* What needs to be done *
Print the listing from its top line through the line containing "import seaborn as sns", nothing more, and leave out the pictures.
((
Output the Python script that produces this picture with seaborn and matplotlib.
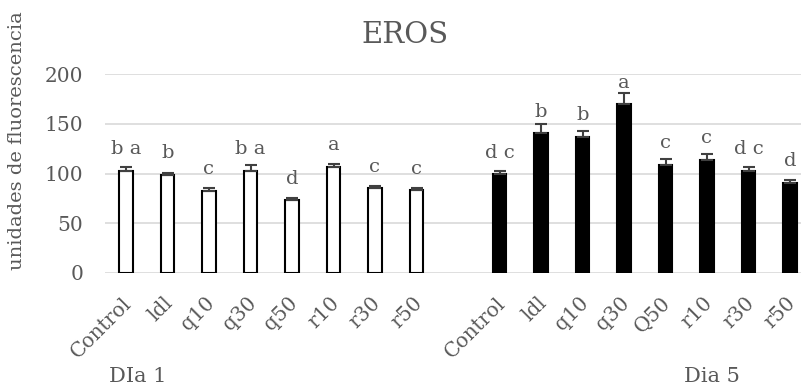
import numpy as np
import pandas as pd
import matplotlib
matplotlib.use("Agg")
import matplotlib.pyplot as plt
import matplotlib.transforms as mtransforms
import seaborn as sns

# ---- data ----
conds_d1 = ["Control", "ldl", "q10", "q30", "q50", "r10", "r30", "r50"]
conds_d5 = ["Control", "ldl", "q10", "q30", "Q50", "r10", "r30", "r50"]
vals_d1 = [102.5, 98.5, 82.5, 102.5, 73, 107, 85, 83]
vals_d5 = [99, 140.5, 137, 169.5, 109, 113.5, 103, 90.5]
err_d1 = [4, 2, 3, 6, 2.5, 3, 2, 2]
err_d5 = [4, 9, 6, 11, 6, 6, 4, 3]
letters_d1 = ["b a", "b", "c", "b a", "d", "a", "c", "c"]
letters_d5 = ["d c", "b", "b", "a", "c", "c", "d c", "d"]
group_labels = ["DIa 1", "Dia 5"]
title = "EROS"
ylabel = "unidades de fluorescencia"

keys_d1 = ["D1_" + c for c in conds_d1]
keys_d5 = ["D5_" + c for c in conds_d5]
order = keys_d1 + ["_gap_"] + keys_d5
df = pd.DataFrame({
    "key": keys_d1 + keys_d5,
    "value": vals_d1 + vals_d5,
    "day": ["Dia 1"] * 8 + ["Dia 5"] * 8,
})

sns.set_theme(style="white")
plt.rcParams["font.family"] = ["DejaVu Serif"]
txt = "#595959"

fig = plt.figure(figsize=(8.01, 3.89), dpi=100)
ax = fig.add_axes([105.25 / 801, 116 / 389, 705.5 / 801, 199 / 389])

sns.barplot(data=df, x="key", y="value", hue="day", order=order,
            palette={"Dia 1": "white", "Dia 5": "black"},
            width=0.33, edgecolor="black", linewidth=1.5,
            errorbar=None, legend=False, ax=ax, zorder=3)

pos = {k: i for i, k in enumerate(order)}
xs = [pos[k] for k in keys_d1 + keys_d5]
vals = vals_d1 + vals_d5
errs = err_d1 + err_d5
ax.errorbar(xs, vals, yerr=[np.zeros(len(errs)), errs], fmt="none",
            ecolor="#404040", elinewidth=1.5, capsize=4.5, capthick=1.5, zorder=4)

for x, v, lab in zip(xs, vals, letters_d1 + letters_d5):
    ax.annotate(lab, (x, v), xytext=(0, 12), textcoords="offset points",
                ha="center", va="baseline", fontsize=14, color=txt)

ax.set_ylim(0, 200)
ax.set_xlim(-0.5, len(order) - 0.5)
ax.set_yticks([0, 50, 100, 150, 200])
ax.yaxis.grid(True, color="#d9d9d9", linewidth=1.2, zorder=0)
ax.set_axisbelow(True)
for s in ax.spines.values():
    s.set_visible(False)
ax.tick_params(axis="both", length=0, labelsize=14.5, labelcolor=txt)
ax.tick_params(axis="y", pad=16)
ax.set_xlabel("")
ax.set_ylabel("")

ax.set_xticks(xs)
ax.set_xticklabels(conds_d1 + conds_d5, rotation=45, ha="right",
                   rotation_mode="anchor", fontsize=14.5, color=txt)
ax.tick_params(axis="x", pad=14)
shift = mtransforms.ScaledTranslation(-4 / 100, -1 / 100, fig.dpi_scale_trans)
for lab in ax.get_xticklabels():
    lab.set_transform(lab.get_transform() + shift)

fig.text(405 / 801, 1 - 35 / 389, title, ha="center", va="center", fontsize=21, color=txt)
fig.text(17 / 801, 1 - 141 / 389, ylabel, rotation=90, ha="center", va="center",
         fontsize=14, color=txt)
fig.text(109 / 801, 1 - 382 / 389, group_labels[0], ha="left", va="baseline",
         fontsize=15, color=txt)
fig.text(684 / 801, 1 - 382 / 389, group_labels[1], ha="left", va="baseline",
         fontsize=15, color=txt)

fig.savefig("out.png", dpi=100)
))
* Answer for the task *
Output the Python script that produces this picture with seaborn and matplotlib.
import numpy as np
import pandas as pd
import matplotlib
matplotlib.use("Agg")
import matplotlib.pyplot as plt
import matplotlib.transforms as mtransforms
import seaborn as sns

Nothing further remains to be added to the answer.